How much of the worship streamed online has been a comfort to the clergy, an opportunity for them to continue to perform (even if no one is watching) – how much has it been meeting the spiritual needs of the congregation? What is the Anglican theological response to the benefits of watching communion online (Thomas Crammer et al sadly overlooked this issue so we find no simple answers in the 39 Articles).

When we re-open our buildings will the people return? I suspect that some will have realised their live goes on without going to Church and will not return, but I hope that there will be others that have been touched during this time who will, physically, seek out the Church for the first time – Dear God please let us offer them an effective welcome when they do...

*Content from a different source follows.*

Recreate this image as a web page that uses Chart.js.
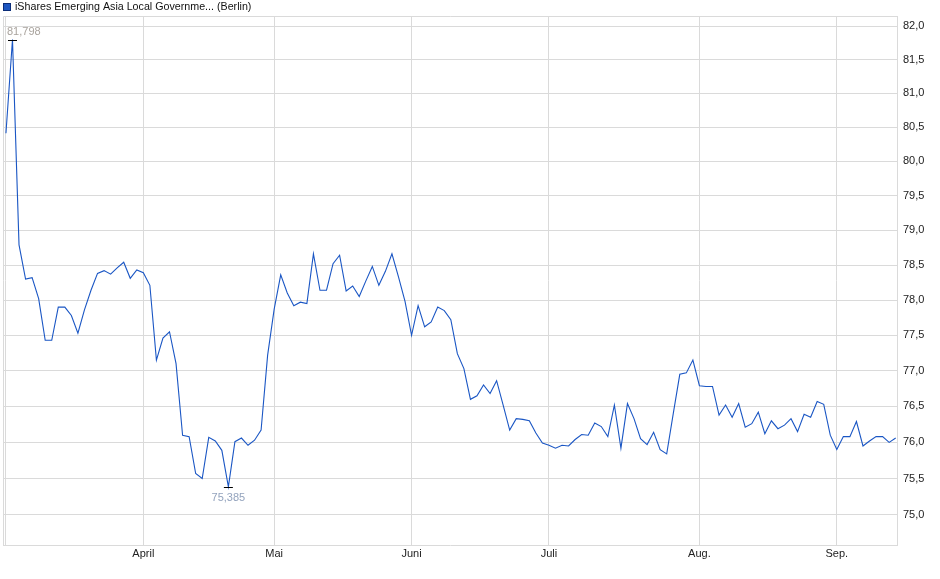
<!DOCTYPE html>
<html>
<head>
<meta charset="utf-8">
<script src="https://cdn.jsdelivr.net/npm/chart.js@4"></script>
<style>
  html, body { margin: 0; padding: 0; background: #ffffff; }
  #wrap { width: 940px; height: 579px; }
</style>
</head>
<body>
<div id="wrap"><canvas id="c" width="940" height="579"></canvas></div>
<script>
const seriesName = 'iShares Emerging Asia Local Governme... (Berlin)';

// daily closes, one per trading day (index 0 = first day shown, early March)
const values = [
  80.41, 81.798, 78.79, 78.30, 78.32, 78.02, 77.43, 77.43, 77.90, 77.90,
  77.78, 77.53, 77.86, 78.14, 78.38, 78.42, 78.37, 78.46, 78.54, 78.31,
  78.43, 78.39, 78.21, 77.15, 77.46, 77.55, 77.10, 76.10, 76.08, 75.57,
  75.50, 76.07, 76.02, 75.89, 75.385, 76.01, 76.06, 75.96, 76.03, 76.17,
  77.22, 77.87, 78.36, 78.10, 77.92, 77.97, 77.95, 78.66, 78.14, 78.14,
  78.52, 78.64, 78.13, 78.20, 78.05, 78.27, 78.48, 78.21, 78.41, 78.66,
  78.33, 77.98, 77.50, 77.92, 77.62, 77.69, 77.90, 77.85, 77.72, 77.24,
  77.03, 76.60, 76.65, 76.80, 76.68, 76.86, 76.52, 76.17, 76.33, 76.32,
  76.30, 76.13, 75.99, 75.96, 75.92, 75.96, 75.95, 76.04, 76.11, 76.10,
  76.27, 76.22, 76.08, 76.52, 75.92, 76.54, 76.33, 76.05, 75.97, 76.14,
  75.90, 75.84, 76.40, 76.95, 76.97, 77.15, 76.79, 76.78, 76.78, 76.38,
  76.52, 76.35, 76.54, 76.21, 76.26, 76.42, 76.12, 76.30, 76.19, 76.24,
  76.33, 76.15, 76.39, 76.35, 76.57, 76.53, 76.10, 75.90, 76.08, 76.08,
  76.29, 75.95, 76.02, 76.08, 76.08, 76.00, 76.06
];

// month boundaries (index of first trading day) and their labels
const monthStarts = [0, 21, 41, 62, 83, 106, 127];
const monthLabels = ['', 'April', 'Mai', 'Juni', 'Juli', 'Aug.', 'Sep.'];

// y-axis tick values
const yTicks = [75.0, 75.5, 76.0, 76.5, 77.0, 77.5, 78.0, 78.5, 79.0, 79.5, 80.0, 80.5, 81.0, 81.5, 82.0];

const LINE = '#1a56c4';
const GRID = '#dadada';
const FONT = '"Liberation Sans", Arial, sans-serif';

function fmt(v, d) { return v.toFixed(d).replace('.', ','); }

const extrasPlugin = {
  id: 'extras',
  afterDraw(chart) {
    const ctx = chart.ctx;
    const a = chart.chartArea;
    const xs = chart.scales.x, ys = chart.scales.y;
    ctx.save();
    // top & left border of the plot box
    ctx.strokeStyle = GRID;
    ctx.lineWidth = 1;
    ctx.beginPath();
    ctx.moveTo(Math.round(a.left) + 0.5, Math.round(a.bottom));
    ctx.lineTo(Math.round(a.left) + 0.5, Math.round(a.top) + 0.5);
    ctx.lineTo(Math.round(a.right), Math.round(a.top) + 0.5);
    ctx.stroke();

    // max / min markers
    let iMax = 0, iMin = 0;
    values.forEach((v, i) => { if (v > values[iMax]) iMax = i; if (v < values[iMin]) iMin = i; });
    ctx.font = '11px ' + FONT;
    ctx.textBaseline = 'middle';
    const mark = (i, color, above) => {
      const px = xs.getPixelForValue(i);
      const py = Math.round(ys.getPixelForValue(values[i])) + 0.5;
      ctx.strokeStyle = '#000';
      ctx.beginPath();
      ctx.moveTo(px - 4.5, py);
      ctx.lineTo(px + 4.5, py);
      ctx.stroke();
      const txt = fmt(values[i], 3);
      const w = ctx.measureText(txt).width;
      let lx = px - w / 2;
      if (lx < a.left + 4) lx = a.left + 4;
      ctx.fillStyle = color;
      ctx.textAlign = 'left';
      ctx.fillText(txt, lx, above ? py - 9 : py + 10);
    };
    mark(iMax, '#a9a39d', true);
    mark(iMin, '#93a3bd', false);

    // legend
    ctx.fillStyle = '#1d56c0';
    ctx.fillRect(3, 3, 8, 8);
    ctx.strokeStyle = '#0b2d78';
    ctx.strokeRect(3.5, 3.5, 7, 7);
    ctx.fillStyle = '#111';
    ctx.textAlign = 'left';
    ctx.textBaseline = 'middle';
    ctx.font = '10.7px ' + FONT;
    ctx.fillText(seriesName, 15, 7.5);
    ctx.restore();
  }
};

new Chart(document.getElementById('c'), {
  type: 'line',
  data: {
    datasets: [{
      label: seriesName,
      data: values.map((v, i) => ({ x: i, y: v })),
      borderColor: LINE,
      backgroundColor: LINE,
      borderWidth: 1.1,
      pointRadius: 0,
      tension: 0,
      fill: false
    }]
  },
  options: {
    responsive: false,
    animation: false,
    devicePixelRatio: 1,
    layout: { padding: { left: 3, top: 16, right: 0, bottom: 0 } },
    plugins: { legend: { display: false }, title: { display: false }, tooltip: { enabled: false } },
    scales: {
      x: {
        type: 'linear',
        min: -0.45,
        max: 136.2,
        afterBuildTicks(s) { s.ticks = monthStarts.map(v => ({ value: v })); },
        afterFit(s) { s.height = 34; },
        grid: { color: GRID, drawTicks: false },
        border: { color: GRID },
        ticks: {
          autoSkip: false, maxRotation: 0, padding: 2,
          color: '#222', font: { family: FONT, size: 11 },
          callback(v) { const k = monthStarts.indexOf(v); return k >= 0 ? monthLabels[k] : ''; }
        }
      },
      y: {
        type: 'logarithmic',
        position: 'right',
        min: 74.59,
        max: 82.15,
        afterBuildTicks(s) { s.ticks = yTicks.map(v => ({ value: v })); },
        afterFit(s) { s.width = 43; },
        grid: { color: GRID, drawTicks: false },
        border: { color: GRID },
        ticks: {
          autoSkip: false, padding: 6,
          color: '#222', font: { family: FONT, size: 11 },
          callback(v) { return fmt(Number(v), 1); }
        }
      }
    }
  },
  plugins: [extrasPlugin]
});
</script>
</body>
</html>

Two quotes from the book that stuck out for me…

After recounting the shock of a congregation that someone had not known that the man on the cross around her neck was Jesus – Bradbury writes “But perhaps the real horror is that so many people find that story surprising. Much of the church is so protected from the reality of our own exile that this is in effect its own form of unconscious denial.” I think I encounter this a lot, people within the Church that don’t get that most people are not put off by the way the Church is - they are simply unaware of its existence (they might still be put off if they knew, but that is another story). We have a blank canvass with which to paint a better reflection of the Kingdom of Heaven.

“The humble, unnervingly simple practice of silence before God is an act of faith in the truth that we are not indispensable and only the Spirit is.” In the face of the current situation words are hard to find, silence might be better. My parents reflected on the experience of an online Julian Group – spending half an hour online with others essentially in silence – a silence held collectively perhaps but was it worth it. A lot of the worship shared online seems to have been full of words and perhaps touched by the need to maintain the indispensable [sic] performance of the clergy.

I know I am probably judging a little harshly the efforts of people to do their best in unknown and challenging times – I have all the faults of an armchair critic – and I ask for forgiveness for that.